The Porcupine Seabight is a deep-water oceanic basin located on the continental margin in the northeastern portion of the Atlantic Ocean.[3] It can be found in the southwestern offshore portion of Ireland and is part of a series of interconnected basins linked to a failed rift structure associated with the opening of the Northern Atlantic Ocean.[4] The basin extends in a North-South direction and was formed during numerous subsidence and rifting periods between the Late Carboniferous and Late Cretaceous.
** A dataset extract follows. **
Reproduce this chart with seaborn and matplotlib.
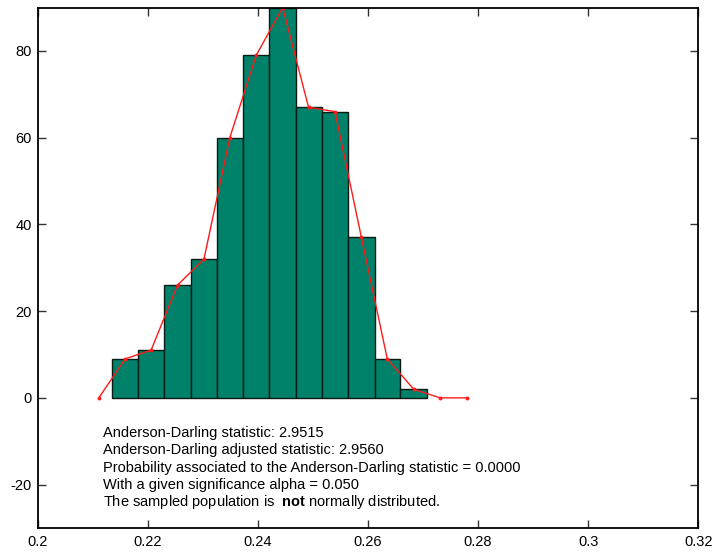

It says a lot more about it, but it was just a bunch of blah bah blah to me.  but it did say that it lent its name to Operation Seabight, and that was kind of interesting:

Operation Seabight,[1] or Sea Bight,[2] is the codename used to describe the tracking and eventual seizure of up to €750 million[a][b] of cocaine off the Irish coast in November 2008, originally thought to have been the largest such haul in the history of Ireland and one of the largest in Europe in 2008.[3] The figures were later revised to show that this was in fact the second largest haul in Irish history.[4] The seizure took place off the south-west coast and eclipsed the discovery of €440 million of cocaine nearMizen Head in July 2007. A 60-foot (18 m) yacht containing more than seventy bales of the substance was seized by a team of European anti-drugs agencies led by Irish authorities. Three men were also apprehended and later each was sentenced to ten years in jail.[4]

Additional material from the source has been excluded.